First Impressions: Flash Duel

I've just spent the last few days introducing people to Flash Duel.  It was definitely an interesting experience.  I think I've got a bit too much esteem for Mr. Sirlin than is healthy, so I was a bit overenthusiastic when trying to teach people the game.  Once I calmed down and taught the game as it is, accepting success or failure, I got a fairly reasonable balance of reaction.  Some people love it, some hate it.  Fortunately, the store owner loves it, and I actually could not beat him.  It shows I certainly have things to learn, and I'm glad I have the determination to keep at it.

Here's a rundown of the game.  In terms of flavor, it's two fighters preparing for an upcoming tournament through sparring.  They're not trying to kill each other, just land the hits (at which point you assume they are capable of doing great combos).  In gameplay, it's a lot like fencing or a legitimate martial arts competition (see Karate Kid).  It primarily emphasizes the elements of spacing & pressure with a minor in prediction in that you have to figure out what cards the opponent might have in their hand.  It does indeed play very quickly unless people are giving deep thought to their moves (Max Geiger can change that a bit).  The characters are quite well-balanced, though one particular character troubles me.  Hopefully I'll be able to figure out how to beat him, and I'm still working on that.
Pros: Players that like it cite that it has depth in strategy without too much depth in rules (or at least the appearance as such).  There's a fine basic game here, but the inclusion of varying characters means the game can consistently be interesting in different perspectives.  I personally love a card game where I have to focus so strongly on positioning.
Cons: People who disliked it were better able to articulate why they didn't like it, so this is going to seem heavier than the pros.  Some didn't like the level of public information, and how card-counting is actually encouraged.  I won't go too far into detail, but I consider this a pro because memory is not meant to be a tested skill in this game.  Pandemic has a similar philosophy.  Some actually disliked the fast nature of the game, and I'm fine with letting people decide a game just isn't their kind of experience.  Others had a problem I actually share in that the rules are supposedly to be taken literally, but the intent is still unclear in certain situations.  I have submitted my feedback on those specific situations on the forums to get them resolved right from the designer himself.

Here's the characters involved, from left to right (click the image to see in detail).

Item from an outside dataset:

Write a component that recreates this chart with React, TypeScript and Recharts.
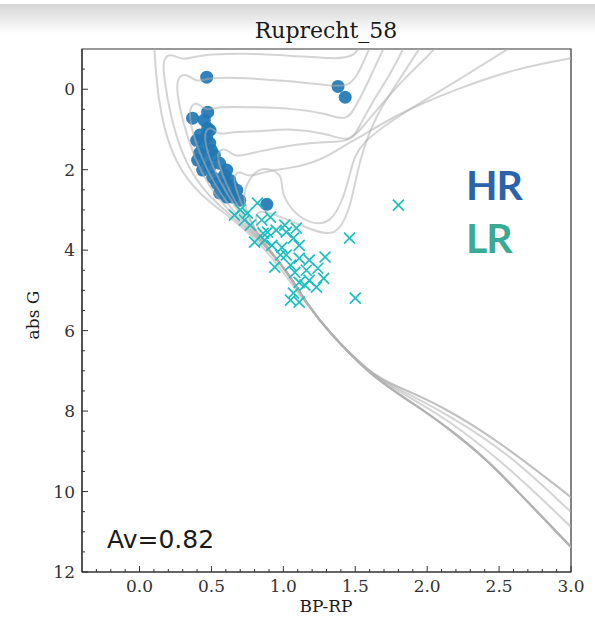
import React from 'react';
import { ComposedChart, Line, Scatter, XAxis, YAxis, ReferenceArea } from 'recharts';

// ---------- tick definitions ----------
const xMajor = [0, 0.5, 1, 1.5, 2, 2.5, 3];
const xMajorLabels = ['0.0', '0.5', '1.0', '1.5', '2.0', '2.5', '3.0'];
const xMinor = [-0.3, -0.2, -0.1, 0.1, 0.2, 0.3, 0.4, 0.6, 0.7, 0.8, 0.9, 1.1, 1.2, 1.3, 1.4, 1.6, 1.7, 1.8, 1.9, 2.1, 2.2, 2.3, 2.4, 2.6, 2.7, 2.8, 2.9];
const yMajor = [0, 2, 4, 6, 8, 10, 12];
const yMajorLabels = ['0', '2', '4', '6', '8', '10', '12'];
const yMinor = [-0.5, 0.5, 1, 1.5, 2.5, 3, 3.5, 4.5, 5, 5.5, 6.5, 7, 7.5, 8.5, 9, 9.5, 10.5, 11, 11.5];

// ---------- stars ----------
const hrStars: [number, number][] = [
  [0.467, -0.3], [1.38, -0.07], [1.43, 0.2], [0.369, 0.72], [0.474, 0.57], [0.45, 0.77],
  [0.474, 0.97], [0.49, 1.02], [0.42, 1.14], [0.467, 1.19], [0.397, 1.27], [0.488, 1.34],
  [0.439, 1.44], [0.5, 1.52], [0.418, 1.59], [0.52, 1.64], [0.404, 1.76], [0.467, 1.76],
  [0.557, 1.84], [0.488, 1.94], [0.439, 2.01], [0.606, 2.01], [0.59, 2.14], [0.509, 2.19],
  [0.627, 2.26], [0.537, 2.34], [0.64, 2.39], [0.578, 2.43], [0.676, 2.51], [0.557, 2.58],
  [0.606, 2.68], [0.648, 2.68], [0.697, 2.76], [0.885, 2.86],
];
const lrStars: [number, number][] = [
  [0.66, 3.13], [0.7, 3.0], [0.75, 3.08], [0.73, 3.25], [0.77, 3.38], [0.82, 2.83],
  [0.85, 3.25], [0.86, 3.58], [0.8, 3.8], [0.89, 3.55], [0.91, 3.18], [0.87, 3.75],
  [0.92, 3.88], [0.95, 3.5], [0.99, 3.93], [1.01, 3.38], [1.02, 3.55], [1.02, 4.12],
  [0.98, 4.12], [1.07, 3.7], [1.09, 3.45], [1.11, 3.88], [0.94, 4.42], [1.05, 4.37],
  [1.11, 4.2], [1.18, 4.25], [1.29, 4.17], [1.08, 4.55], [1.16, 4.5], [1.24, 4.45],
  [1.28, 4.7], [1.18, 4.75], [1.11, 4.8], [1.15, 4.87], [1.23, 4.92], [1.07, 5.07],
  [1.05, 5.24], [1.11, 5.29], [1.46, 3.7], [1.5, 5.19], [1.8, 2.88],
];

// ---------- isochrones (BP-RP, abs G) ----------
const msBase: [number, number][] = [[3.0, 11.38], [2.84, 10.78], [2.6, 9.89], [2.42, 9.22], [2.14, 8.4], [1.9, 7.8], [1.62, 7.16], [1.32, 6.06], [1.16, 5.32]];
const msBaseB: [number, number][] = [[3.0, 10.14], [2.49, 8.72], [2.09, 7.85], [1.8, 7.4], [1.62, 7.12], [1.32, 6.06], [1.16, 5.32]];
const msBaseC: [number, number][] = [[3.0, 10.51], [2.55, 9.0], [2.15, 8.1], [1.8, 7.45], [1.62, 7.14], [1.32, 6.06], [1.16, 5.32]];
const msBaseD: [number, number][] = [[3.0, 10.88], [2.6, 9.5], [2.2, 8.35], [1.9, 7.7], [1.62, 7.15], [1.32, 6.06], [1.16, 5.32]];

const iso1: [number, number][] = [...msBase, [1.09, 5.0], [0.94, 4.25], [0.78, 3.63], [0.61, 3.13], [0.47, 2.76], [0.33, 2.26], [0.21, 1.52], [0.125, 0.27], [0.1, -1.2]];
const iso2: [number, number][] = [...msBaseB, [1.02, 4.5], [0.885, 3.93], [0.72, 3.4], [0.57, 2.95], [0.43, 2.45], [0.3, 1.7], [0.21, 0.6], [0.17, -0.3], [0.16, -0.75], [0.22, -0.9], [0.3, -0.7], [0.4, -0.85], [0.7, -0.9], [1.05, -0.84], [1.35, -0.75], [1.5, -0.8], [1.55, -1.2]];
const iso3: [number, number][] = [...msBaseC, [1.02, 4.5], [0.885, 3.93], [0.74, 3.42], [0.6, 2.95], [0.48, 2.4], [0.38, 1.7], [0.3, 0.8], [0.26, 0.1], [0.26, -0.3], [0.33, -0.4], [0.4, -0.15], [0.48, -0.3], [0.75, -0.28], [1.05, -0.2], [1.3, -0.1], [1.45, -0.05], [1.52, -0.35], [1.62, -1.2]];
const iso4: [number, number][] = [...msBase, [1.02, 4.5], [0.885, 3.93], [0.75, 3.4], [0.62, 2.9], [0.52, 2.35], [0.43, 1.7], [0.36, 1.0], [0.34, 0.45], [0.4, 0.3], [0.46, 0.55], [0.54, 0.42], [0.8, 0.45], [1.05, 0.47], [1.3, 0.6], [1.44, 0.8], [1.5, 0.45], [1.58, -0.1], [1.72, -1.2]];
const iso5: [number, number][] = [...msBaseD, [1.02, 4.5], [0.885, 3.93], [0.76, 3.4], [0.65, 2.85], [0.56, 2.3], [0.48, 1.7], [0.44, 1.05], [0.5, 0.92], [0.55, 1.15], [0.64, 1.05], [0.85, 1.05], [1.05, 0.97], [1.3, 1.1], [1.46, 1.32], [1.52, 1.0], [1.62, 0.3], [1.75, -0.4], [1.86, -1.2]];
const iso6: [number, number][] = [...msBase, [1.02, 4.5], [0.885, 3.93], [0.78, 3.42], [0.68, 2.9], [0.6, 2.35], [0.55, 1.85], [0.54, 1.55], [0.6, 1.45], [0.66, 1.7], [0.76, 1.6], [0.9, 1.5], [1.05, 1.39], [1.3, 1.3], [1.46, 1.32], [1.56, 0.9], [1.7, 0.3], [1.85, -0.3], [2.0, -0.8], [2.1, -1.2]];
const iso7: [number, number][] = [...msBase, [1.02, 4.5], [0.885, 3.93], [0.8, 3.45], [0.72, 2.95], [0.67, 2.5], [0.65, 2.15], [0.7, 2.02], [0.76, 2.2], [0.86, 2.05], [1.05, 1.96], [1.25, 1.8], [1.46, 1.32], [1.52, 1.22], [1.8, 0.6], [2.2, 0.0], [2.6, -0.5], [3.0, -0.77]];
const iso8: [number, number][] = [...msBaseB, [1.02, 4.5], [0.885, 3.93], [0.8, 3.5], [0.74, 3.0], [0.72, 2.6], [0.76, 2.25], [0.84, 1.9], [1.0, 2.09], [0.98, 2.5], [1.05, 3.0], [1.18, 3.35], [1.33, 3.35], [1.42, 2.7], [1.47, 2.0], [1.52, 1.35], [1.85, 0.55], [2.25, -0.3], [2.65, -1.2]];
const iso9: [number, number][] = [...msBase, [1.02, 4.5], [0.885, 3.93], [0.82, 3.45], [0.8, 3.1], [0.86, 3.0], [1.0, 3.2], [1.2, 3.5], [1.37, 3.68], [1.46, 3.0], [1.5, 2.3], [1.55, 1.52], [1.65, 0.6], [1.8, -0.2], [1.98, -1.2]];

const isochrones = [iso1, iso2, iso3, iso4, iso5, iso6, iso7, iso8, iso9];

const toObj = (arr: [number, number][]) => arr.map(([x, y]) => ({ x, y }));

const TICK_COLOR = '#333';
const SERIF = 'DejaVu Serif, serif';

const XTick = (props: any) => {
  const { x, y, payload } = props;
  const v = Math.round(payload.value * 10) / 10;
  const idx = xMajor.indexOf(v);
  const major = idx >= 0;
  return (
    <g>
      <line x1={x} x2={x} y1={y} y2={y - (major ? 6 : 3)} stroke={TICK_COLOR} strokeWidth={1} />
      {major && (
        <text x={x} y={y + 20} textAnchor="middle" fontFamily={SERIF} fontSize={17} fill="#333">
          {xMajorLabels[idx]}
        </text>
      )}
    </g>
  );
};

const YTick = (props: any) => {
  const { x, y, payload } = props;
  const v = payload.value;
  const idx = yMajor.indexOf(v);
  const major = idx >= 0;
  return (
    <g>
      <line x1={x} x2={x + (major ? 6 : 3)} y1={y} y2={y} stroke={TICK_COLOR} strokeWidth={1} />
      {major && (
        <text x={x - 7} y={y + 6} textAnchor="end" fontFamily={SERIF} fontSize={17} fill="#333">
          {yMajorLabels[idx]}
        </text>
      )}
    </g>
  );
};

const Circle = (props: any) => {
  const { cx, cy } = props;
  return <circle cx={cx} cy={cy} r={6.5} fill="#1f77b4" fillOpacity={0.92} />;
};

const Cross = (props: any) => {
  const { cx, cy } = props;
  const s = 5.5;
  return (
    <path
      d={`M${cx - s},${cy - s}L${cx + s},${cy + s}M${cx - s},${cy + s}L${cx + s},${cy - s}`}
      stroke="#1cbfbf"
      strokeWidth={1.7}
      fill="none"
    />
  );
};

export default function App() {
  const xTicks = [...xMajor, ...xMinor].sort((a, b) => a - b);
  const yTicks = [...yMajor, ...yMinor].sort((a, b) => a - b);
  return (
    <div style={{ position: 'absolute', left: 0, top: 0, width: 595, height: 625, background: '#fff', overflow: 'hidden' }}>
      <div style={{ position: 'absolute', left: 0, top: 4, width: 595, height: 30, background: 'linear-gradient(#d6d6d6, #ffffff)' }} />
      <div style={{ position: 'absolute', left: 0, top: 0 }}>
        <ComposedChart width={595} height={625} margin={{ top: 49, right: 24, left: 0, bottom: 0 }}>
          <XAxis
            type="number"
            dataKey="x"
            domain={[-0.4, 3.0]}
            allowDataOverflow
            ticks={xTicks}
            interval={0}
            tick={<XTick />}
            tickLine={false}
            tickSize={0}
            tickMargin={0}
            height={53}
            axisLine={{ stroke: TICK_COLOR, strokeWidth: 1.2 }}
          />
          <YAxis
            type="number"
            dataKey="y"
            domain={[-1, 12]}
            reversed
            allowDataOverflow
            ticks={yTicks}
            interval={0}
            tick={<YTick />}
            tickLine={false}
            tickSize={0}
            tickMargin={0}
            width={82}
            axisLine={{ stroke: TICK_COLOR, strokeWidth: 1.2 }}
          />
          <ReferenceArea x1={-0.4} x2={3.0} y1={-1} y2={12} fill="none" stroke={TICK_COLOR} strokeWidth={1.2} ifOverflow="visible" />
          <Scatter data={toObj(hrStars)} dataKey="y" shape={<Circle />} isAnimationActive={false} zIndex={500} />
          {isochrones.map((iso, i) => (
            <Line
              key={i}
              data={toObj(iso)}
              dataKey="y"
              type="basis"
              stroke="#b0b0b0"
              strokeOpacity={0.55}
              strokeWidth={2}
              dot={false}
              activeDot={false}
              isAnimationActive={false}
              zIndex={550}
            />
          ))}
          <Scatter data={toObj(lrStars)} dataKey="y" shape={<Cross />} isAnimationActive={false} zIndex={600} />
        </ComposedChart>
      </div>
      <svg style={{ position: 'absolute', left: 0, top: 0, pointerEvents: 'none' }} width={595} height={625}>
        <text x={326} y={38} textAnchor="middle" fontFamily={SERIF} fontSize={22} fill="#1a1a1a">Ruprecht_58</text>
        <text x={326} y={612} textAnchor="middle" fontFamily={SERIF} fontSize={17} fill="#1a1a1a">BP-RP</text>
        <text x={39} y={315} textAnchor="middle" fontFamily={SERIF} fontSize={17} fill="#1a1a1a" transform="rotate(-90, 39, 315)">abs G</text>
        <text x={107} y={548} fontFamily="DejaVu Sans, sans-serif" fontSize={25} fill="#1a1a1a">Av=0.82</text>
        <text x={466} y={200} fontFamily="Lato, sans-serif" fontWeight={700} fontSize={41} letterSpacing={-1} fill="#2b63ab">HR</text>
        <text x={466} y={253} fontFamily="Lato, sans-serif" fontWeight={700} fontSize={41} letterSpacing={-1} fill="#3aaa96">LR</text>
      </svg>
    </div>
  );
}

Grave Stormborne, Wind Warrior: He is your typical samurai character.  He's got the personality of a cardboard box, but he's very well-centered.  He focuses just enough on defense that he can stop the opponent's efforts and then counter.  To play him effectively, you as the player have to know both your opponent and his character.
Jaina Stormborne, Phoenix Archer: She is about as reckless as you're ever going to see in Yomi, but that doesn't really come across here.  In this game, she's the archer.  She wants to keep the opponent away and snipe at them.  She also has some small motivation for that: land at a certain space away from her, and you instantly lose on her turn.
Master Midori, Master Dragon: Probably the most aggressive attacker here, this guy transforms into a dragon and makes all of his attacks more powerful until he has to move backward.  If he can keep up that aggression, he'll probably get there.  I'm still struggling with how to beat him.
Setsuka Hiruki, Ninja Student: She is all about movement.  If she wants to, she can cover 15 spaces out of the 18 you get for the board.  Don't bother staying out of her range, it's impossible.  She loves to run as hard as she hits.
Garus Rook, Stone Golem: My favorite type of character, though difficult to play.  He's a walking tank and a man of extremes.  He can overpower the opponent's attacks, and then show you why you shouldn't have got in his face.
Jefferson DeGrey, Ghostly Diplomat: For him, I very much envision a Darth Vader type of character.  He pushes and pulls the opponent, ultimately using what feels like a force choke on the opponent.  I've heard another perspective (which is probably accurate) that as he backs away from a hit, his ghostly companion comes up from behind.
Valerie Rose, Manic Painter: My favorite for so many reasons!  First, she's bi-eyed and bisexual.  Yay for representation!  She has a sweetspot range at which point she can change the cards in her hand as she desires.  You definitely want to stay out of that space, or you will be punished.
Max Geiger, Precise Watchmaker: This guy can make the game run longer than usual, since he can do tricks with the discard pile.  He's also the only one that can effectively do a dashing strike backwards and do it better than normal.  You get to essentially shape reality how you wish.
Lum Bam-foo, Gambling Panda: For those who just love to roll the dice and have an emphasis on luck, this guy is high-risk, high reward.  He has an alternate win condition of achieving a straight in your hand, though you can only win this way on a light space.  He can make the game end quickly too, by raising the stakes so the current game becomes twice as important.
Argagarg Garg, Water Shaman: Turtle players rejoice, for this guy is a star pupil in the dojo of not attacking.  He wins the game when time runs out.  That's not to say you shouldn't get the hit in when you can, but he's just fine with sitting back and defending.